If things don’t improve and you reach the point of termination, this is dismissal on notice, so the employee is entitled to their full notice period.
Remember that it can be difficult having an employee around who knows they’ve just been dismissed, so it’s often easier just to meet your contractual obligation by paying out the notice period.
Alternatively, you can compel the employee to work and if they then choose not to, you are not contractually obliged to pay out their notice. We advise against this approach as it can often backfire and you end up with a disgruntled employee showing up at work every day.
Another important thing to watch out for is that you pause to give the employee time to consider the fairness of the termination terms and for you to consider their response. Even if a disciplinary meeting results in termination, and the employee expresses their disagreement on the spot, you must pause to consider their position before confirming an outcome.
If a termination process is already underway and an employee offers their resignation, we recommend you exercise caution. While the temptation is to jump at the opportunity to simplify the process, the employee may be attempting to instigate a constructive dismissal claim.
Constructive dismissal is when a business makes life so hard for an employee that they have no other option than to resign.
Beware of also running a disciplinary process that feels predetermined to the employee. In this case, they may resign and claim constructive dismissal.
We recommend not accepting the resignation initially and explaining that you would prefer to conduct a full and fair process, in which they will be given the opportunity to respond and you will take the time to consider their position and any suggestions they may have to avoid termination.
This lets them know that resignation is not their only option and reduces the risk of a constructive dismissal claim.
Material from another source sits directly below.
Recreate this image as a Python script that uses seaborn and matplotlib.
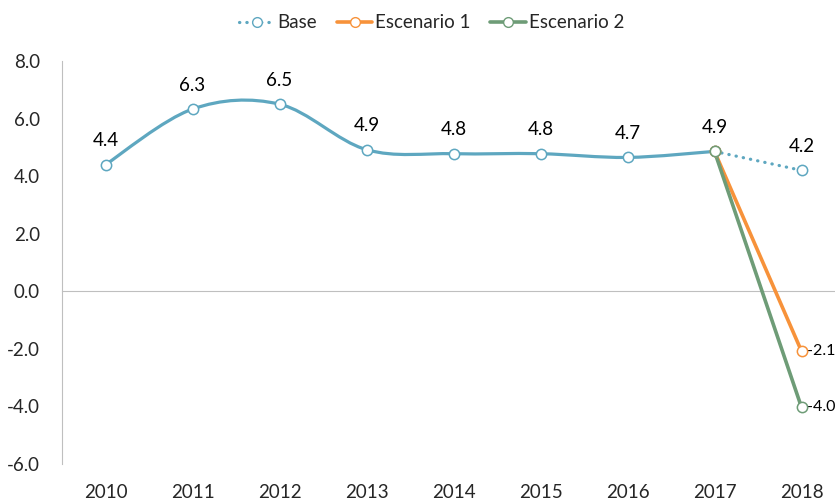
import numpy as np
import seaborn as sns
import matplotlib.pyplot as plt
from matplotlib.path import Path
from matplotlib.patches import PathPatch
from matplotlib.lines import Line2D

# Data
years = ['2010', '2011', '2012', '2013', '2014', '2015', '2016', '2017', '2018']
base = [4.4, 6.33, 6.5, 4.92, 4.78, 4.78, 4.65, 4.86, 4.2]
base_labels = ['4.4', '6.3', '6.5', '4.9', '4.8', '4.8', '4.7', '4.9', '4.2']
esc_years = ['2017', '2018']
esc1 = [4.86, -2.08]
esc2 = [4.86, -4.03]
esc1_label = '-2.1'
esc2_label = '-4.0'

BLUE = '#5ea7c0'
ORANGE = '#f7923a'
GREEN = '#6e9c77'
GRAY = '#bfbfbf'

sns.set_style('white')
plt.rcParams['font.family'] = ['Lato', 'DejaVu Sans']
FS = 13.5

fig = plt.figure(figsize=(8.35, 5), dpi=100)
ax = fig.add_axes([62 / 835, 36 / 500, 783 / 835, 403 / 500])

pos = {y: i for i, y in enumerate(years)}
xb = np.array([pos[y] for y in years], dtype=float)
yb = np.array(base)
xe = [pos[y] for y in esc_years]

# smoothed solid segment of Base (2010-2017), Excel-like bezier smoothing
n = 8
verts = [(xb[0], yb[0])]
codes = [Path.MOVETO]
for i in range(n - 1):
    p0 = np.array([xb[max(i - 1, 0)], yb[max(i - 1, 0)]])
    p1 = np.array([xb[i], yb[i]])
    p2 = np.array([xb[i + 1], yb[i + 1]])
    p3 = np.array([xb[min(i + 2, n - 1)], yb[min(i + 2, n - 1)]])
    c1 = p1 + (p2 - p0) / 6
    c2 = p2 - (p3 - p1) / 6
    verts += [tuple(c1), tuple(c2), tuple(p2)]
    codes += [Path.CURVE4] * 3
ax.add_patch(PathPatch(Path(verts, codes), fill=False, edgecolor=BLUE,
                       lw=2.3, capstyle='round', joinstyle='round', zorder=3))

# dotted Base segment 2017-2018
sns.lineplot(x=xb[7:], y=yb[7:], ax=ax, color=BLUE, lw=2.3,
             linestyle=(0, (0.1, 2.2)), dash_capstyle='round', zorder=3)

# scenarios
sns.lineplot(x=xe, y=esc1, ax=ax, color=ORANGE, lw=2.6, zorder=4)
sns.lineplot(x=xe, y=esc2, ax=ax, color=GREEN, lw=2.6, zorder=4)

# markers
sns.scatterplot(x=xb, y=yb, ax=ax, s=55, facecolor='white', edgecolor=BLUE,
                linewidth=1.1, zorder=6)
sns.scatterplot(x=xe, y=esc1, ax=ax, s=55, facecolor='white', edgecolor=ORANGE,
                linewidth=1.1, zorder=7)
sns.scatterplot(x=xe, y=esc2, ax=ax, s=55, facecolor='white', edgecolor=GREEN,
                linewidth=1.1, zorder=8)

# data labels
for x, y, t in zip(xb, yb, base_labels):
    ax.annotate(t, (x, y), xytext=(0, 11), textcoords='offset points',
                ha='center', va='bottom', fontsize=FS, color='black')
ax.annotate(esc1_label, (xe[1], esc1[1]), xytext=(4, 0), textcoords='offset points',
            ha='left', va='center', fontsize=11.5, color='black')
ax.annotate(esc2_label, (xe[1], esc2[1]), xytext=(4, 0), textcoords='offset points',
            ha='left', va='center', fontsize=11.5, color='black')

# axes styling
ax.set_xlim(-0.5, len(years) - 0.5)
ax.set_ylim(-6, 8)
ax.set_yticks(np.arange(-6, 8.1, 2))
ax.set_yticklabels([f'{v:.1f}' for v in np.arange(-6, 8.1, 2)])
ax.set_xticks(range(len(years)))
ax.set_xticklabels(years)
ax.set_xticks(np.arange(0.5, len(years) - 1, 1), minor=True)

for s in ['top', 'right']:
    ax.spines[s].set_visible(False)
ax.spines['left'].set_color(GRAY)
ax.spines['bottom'].set_color(GRAY)
ax.spines['bottom'].set_position(('data', 0))
ax.tick_params(axis='y', direction='out', length=6, width=1, color=GRAY, pad=10,
               labelsize=FS)
ax.tick_params(axis='x', which='major', length=0, pad=139, labelsize=FS)
ax.tick_params(axis='x', which='minor', direction='out', length=5, width=1, color=GRAY)
ax.set_xlabel('')
ax.set_ylabel('')

# legend
handles = [
    Line2D([], [], color=BLUE, lw=2.3, linestyle=(0, (0.1, 2.2)), dash_capstyle='round',
           marker='o', markersize=7, markerfacecolor='white', markeredgecolor=BLUE),
    Line2D([], [], color=ORANGE, lw=2.6, marker='o', markersize=7,
           markerfacecolor='white', markeredgecolor=ORANGE),
    Line2D([], [], color=GREEN, lw=2.6, marker='o', markersize=7,
           markerfacecolor='white', markeredgecolor=GREEN),
]
fig.legend(handles, ['Base', 'Escenario 1', 'Escenario 2'], loc='upper center',
           bbox_to_anchor=(0.517, 1.005), ncol=3, frameon=False, fontsize=FS,
           handlelength=1.9, handletextpad=0.15, columnspacing=1.05)

fig.savefig('out.png', dpi=100)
Probationary period terminations
The probationary period has become more common recently, with changes to legislation around trial periods. A probationary period is not the same as a 90-day trial period, in that it doesn’t guard businesses from personal grievance claims. It does, however, fast-track the conversation about the end of employment.
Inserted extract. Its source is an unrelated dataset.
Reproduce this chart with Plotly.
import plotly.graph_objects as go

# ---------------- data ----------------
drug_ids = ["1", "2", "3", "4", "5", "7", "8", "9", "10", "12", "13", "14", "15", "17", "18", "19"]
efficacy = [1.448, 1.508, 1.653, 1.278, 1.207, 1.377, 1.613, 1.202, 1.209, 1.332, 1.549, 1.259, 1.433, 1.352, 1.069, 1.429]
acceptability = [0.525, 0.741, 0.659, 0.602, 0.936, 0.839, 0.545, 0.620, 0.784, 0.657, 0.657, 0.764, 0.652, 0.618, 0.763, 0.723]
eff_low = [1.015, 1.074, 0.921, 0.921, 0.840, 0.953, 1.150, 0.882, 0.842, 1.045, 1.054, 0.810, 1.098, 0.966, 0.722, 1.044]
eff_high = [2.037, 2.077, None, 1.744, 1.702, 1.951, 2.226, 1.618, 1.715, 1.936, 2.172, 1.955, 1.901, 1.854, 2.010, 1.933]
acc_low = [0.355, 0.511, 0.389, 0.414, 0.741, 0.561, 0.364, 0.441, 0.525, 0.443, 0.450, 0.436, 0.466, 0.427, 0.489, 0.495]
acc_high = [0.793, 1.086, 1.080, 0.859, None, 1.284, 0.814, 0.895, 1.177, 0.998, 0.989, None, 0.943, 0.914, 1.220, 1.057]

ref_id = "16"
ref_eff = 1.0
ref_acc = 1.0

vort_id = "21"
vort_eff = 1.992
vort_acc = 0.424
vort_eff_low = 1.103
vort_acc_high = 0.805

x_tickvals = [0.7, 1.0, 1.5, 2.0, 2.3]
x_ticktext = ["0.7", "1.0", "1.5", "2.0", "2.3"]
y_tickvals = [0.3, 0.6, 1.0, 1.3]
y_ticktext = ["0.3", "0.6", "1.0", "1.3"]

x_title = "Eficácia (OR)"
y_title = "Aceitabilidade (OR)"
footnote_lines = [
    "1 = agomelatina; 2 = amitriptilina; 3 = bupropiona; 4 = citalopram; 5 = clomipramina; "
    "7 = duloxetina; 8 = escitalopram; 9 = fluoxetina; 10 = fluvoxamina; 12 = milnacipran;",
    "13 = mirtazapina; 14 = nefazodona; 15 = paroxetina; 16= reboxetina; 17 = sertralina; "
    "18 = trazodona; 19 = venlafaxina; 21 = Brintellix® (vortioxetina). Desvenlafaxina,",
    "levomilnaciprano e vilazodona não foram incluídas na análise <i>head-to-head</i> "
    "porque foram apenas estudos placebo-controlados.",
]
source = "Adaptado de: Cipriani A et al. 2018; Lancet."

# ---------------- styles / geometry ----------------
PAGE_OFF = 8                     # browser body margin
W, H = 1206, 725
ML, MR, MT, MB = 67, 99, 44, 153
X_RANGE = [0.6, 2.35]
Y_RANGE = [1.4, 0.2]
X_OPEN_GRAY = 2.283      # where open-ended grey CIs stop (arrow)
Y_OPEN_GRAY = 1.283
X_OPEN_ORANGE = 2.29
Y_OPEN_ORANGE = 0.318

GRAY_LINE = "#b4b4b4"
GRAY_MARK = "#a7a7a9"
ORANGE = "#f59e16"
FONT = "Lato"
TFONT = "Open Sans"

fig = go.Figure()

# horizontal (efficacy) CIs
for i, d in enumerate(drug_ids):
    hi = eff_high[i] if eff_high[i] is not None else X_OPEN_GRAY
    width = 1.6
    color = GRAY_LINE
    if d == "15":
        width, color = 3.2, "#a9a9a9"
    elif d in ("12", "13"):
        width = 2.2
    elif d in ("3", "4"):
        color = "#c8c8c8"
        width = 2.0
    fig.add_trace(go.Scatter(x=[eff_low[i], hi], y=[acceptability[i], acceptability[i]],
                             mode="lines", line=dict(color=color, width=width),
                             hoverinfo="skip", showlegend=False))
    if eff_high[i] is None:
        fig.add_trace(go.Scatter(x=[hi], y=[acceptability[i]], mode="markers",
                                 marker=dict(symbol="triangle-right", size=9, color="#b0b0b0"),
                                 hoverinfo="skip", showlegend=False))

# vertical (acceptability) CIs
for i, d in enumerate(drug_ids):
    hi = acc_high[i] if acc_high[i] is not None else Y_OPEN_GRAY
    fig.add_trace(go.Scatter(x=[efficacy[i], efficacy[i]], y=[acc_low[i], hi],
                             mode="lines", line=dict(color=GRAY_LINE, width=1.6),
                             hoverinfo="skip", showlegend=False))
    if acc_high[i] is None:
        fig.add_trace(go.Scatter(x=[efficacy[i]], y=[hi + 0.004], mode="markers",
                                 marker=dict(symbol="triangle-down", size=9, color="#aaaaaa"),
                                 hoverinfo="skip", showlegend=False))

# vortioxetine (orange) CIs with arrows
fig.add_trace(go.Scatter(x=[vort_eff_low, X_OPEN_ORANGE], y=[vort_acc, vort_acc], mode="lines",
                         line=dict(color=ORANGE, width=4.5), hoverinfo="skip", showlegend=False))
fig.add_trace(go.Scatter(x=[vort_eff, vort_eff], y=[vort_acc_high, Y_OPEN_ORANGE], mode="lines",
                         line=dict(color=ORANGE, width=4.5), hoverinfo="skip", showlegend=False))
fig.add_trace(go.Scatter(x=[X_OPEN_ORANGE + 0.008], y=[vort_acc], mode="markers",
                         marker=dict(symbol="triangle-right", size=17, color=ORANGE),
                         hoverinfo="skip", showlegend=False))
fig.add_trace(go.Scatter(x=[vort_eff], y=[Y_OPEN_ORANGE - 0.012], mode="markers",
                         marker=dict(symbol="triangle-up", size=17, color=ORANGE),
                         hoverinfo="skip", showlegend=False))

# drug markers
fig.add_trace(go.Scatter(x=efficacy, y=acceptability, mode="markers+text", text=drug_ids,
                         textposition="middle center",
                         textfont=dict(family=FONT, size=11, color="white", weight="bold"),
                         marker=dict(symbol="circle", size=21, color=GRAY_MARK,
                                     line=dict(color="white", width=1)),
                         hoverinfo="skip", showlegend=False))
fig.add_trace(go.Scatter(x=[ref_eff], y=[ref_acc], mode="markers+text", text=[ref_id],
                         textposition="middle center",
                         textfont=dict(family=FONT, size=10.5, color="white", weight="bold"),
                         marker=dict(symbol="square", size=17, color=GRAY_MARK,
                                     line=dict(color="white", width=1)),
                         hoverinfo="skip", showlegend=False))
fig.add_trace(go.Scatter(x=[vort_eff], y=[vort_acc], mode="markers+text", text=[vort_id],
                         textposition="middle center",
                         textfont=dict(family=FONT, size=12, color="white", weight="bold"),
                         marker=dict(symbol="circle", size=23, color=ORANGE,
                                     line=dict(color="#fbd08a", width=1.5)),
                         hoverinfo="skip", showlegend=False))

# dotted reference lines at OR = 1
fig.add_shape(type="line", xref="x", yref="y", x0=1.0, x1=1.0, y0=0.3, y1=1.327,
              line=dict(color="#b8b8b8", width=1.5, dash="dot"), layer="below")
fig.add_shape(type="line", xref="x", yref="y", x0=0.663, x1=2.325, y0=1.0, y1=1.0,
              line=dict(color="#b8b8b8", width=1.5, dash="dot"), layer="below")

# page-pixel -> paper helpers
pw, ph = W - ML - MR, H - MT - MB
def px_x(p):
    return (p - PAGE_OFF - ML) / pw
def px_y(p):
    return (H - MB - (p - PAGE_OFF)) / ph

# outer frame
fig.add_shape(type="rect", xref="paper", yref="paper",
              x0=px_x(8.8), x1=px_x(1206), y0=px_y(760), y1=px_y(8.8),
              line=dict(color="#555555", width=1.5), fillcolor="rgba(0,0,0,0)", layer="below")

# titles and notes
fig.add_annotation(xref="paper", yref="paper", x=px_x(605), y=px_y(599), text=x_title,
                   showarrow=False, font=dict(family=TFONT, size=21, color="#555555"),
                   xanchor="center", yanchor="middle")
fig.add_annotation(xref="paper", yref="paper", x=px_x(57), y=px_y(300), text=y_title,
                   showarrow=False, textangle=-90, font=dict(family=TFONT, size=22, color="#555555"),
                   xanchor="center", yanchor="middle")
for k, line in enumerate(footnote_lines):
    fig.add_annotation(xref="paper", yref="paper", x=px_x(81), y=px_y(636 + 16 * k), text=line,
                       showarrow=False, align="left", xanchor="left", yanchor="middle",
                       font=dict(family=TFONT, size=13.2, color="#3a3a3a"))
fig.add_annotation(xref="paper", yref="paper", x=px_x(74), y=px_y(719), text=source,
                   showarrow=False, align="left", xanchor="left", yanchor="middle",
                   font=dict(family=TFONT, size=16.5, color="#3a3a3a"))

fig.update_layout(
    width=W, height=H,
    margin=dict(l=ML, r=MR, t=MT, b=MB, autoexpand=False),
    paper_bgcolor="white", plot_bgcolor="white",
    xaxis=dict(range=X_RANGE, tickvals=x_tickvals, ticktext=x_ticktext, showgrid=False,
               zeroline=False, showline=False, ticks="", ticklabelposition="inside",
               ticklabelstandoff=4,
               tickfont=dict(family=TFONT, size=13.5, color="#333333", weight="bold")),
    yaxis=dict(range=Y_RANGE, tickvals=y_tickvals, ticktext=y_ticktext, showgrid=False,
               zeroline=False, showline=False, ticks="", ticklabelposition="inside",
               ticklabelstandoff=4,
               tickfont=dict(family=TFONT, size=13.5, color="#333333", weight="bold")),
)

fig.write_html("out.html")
A way of looking at a probationary period (although not a very positive one) is that you’re hiring an employee almost at the point of a written warning. So if they don’t perform to the standard your business expects, you can engage in a consultation process that results in termination of employment because there is a probationary clause in place.
This does NOT mean that you don’t consult. You must conduct a process in the same way as any other disciplinary matter. You must also be able to demonstrate that you have provided adequate training and support to help the employee do their job well during the probationary period. This includes communicating the standard of behaviour expected, so if there was a conduct issue, they are aware of what was unacceptable.
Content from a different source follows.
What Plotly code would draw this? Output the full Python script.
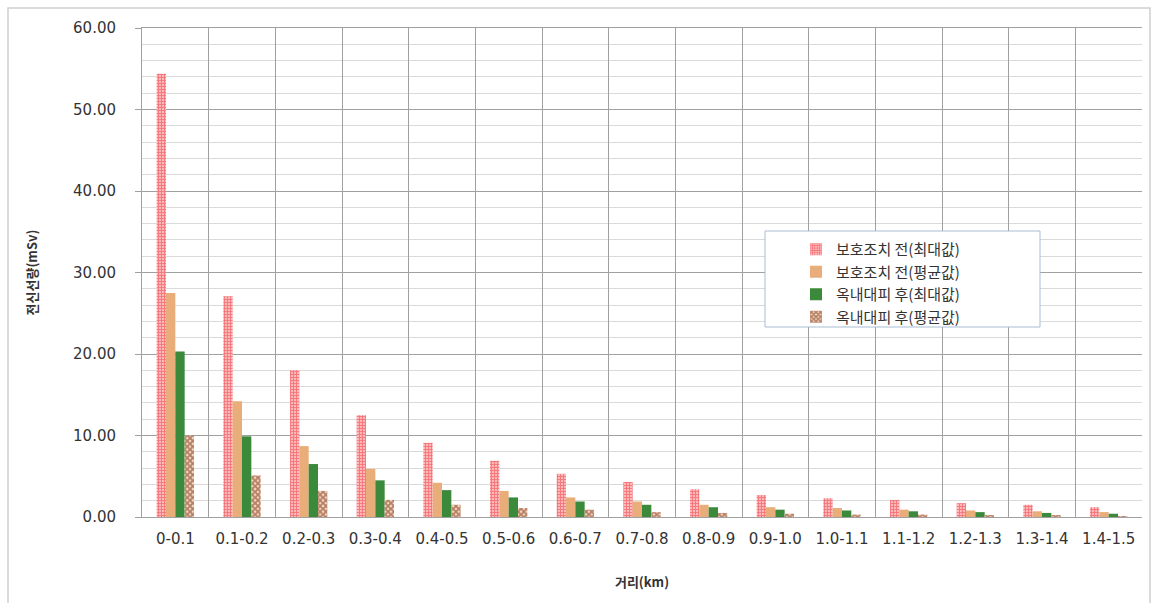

While you are not protected from a personal grievance claim, a good, solid process and a decent probationary period in the employment agreement will help if you’re challenged. Ensure employees on probation sign your policies and codes of conduct and you provide them with solid induction and onboarding.
Also, remember that probationary periods can be extended if you’re unsure about the employee at the end of the initial period.
Medical termination (also known as termination for medical incapacity) is the option to end a person’s employment because they are unfit to work or incapacitated, and they will either never be able to return to work, it's unsure whether they will return to work or in what capacity, or their absence will be too long for the business to reasonably support.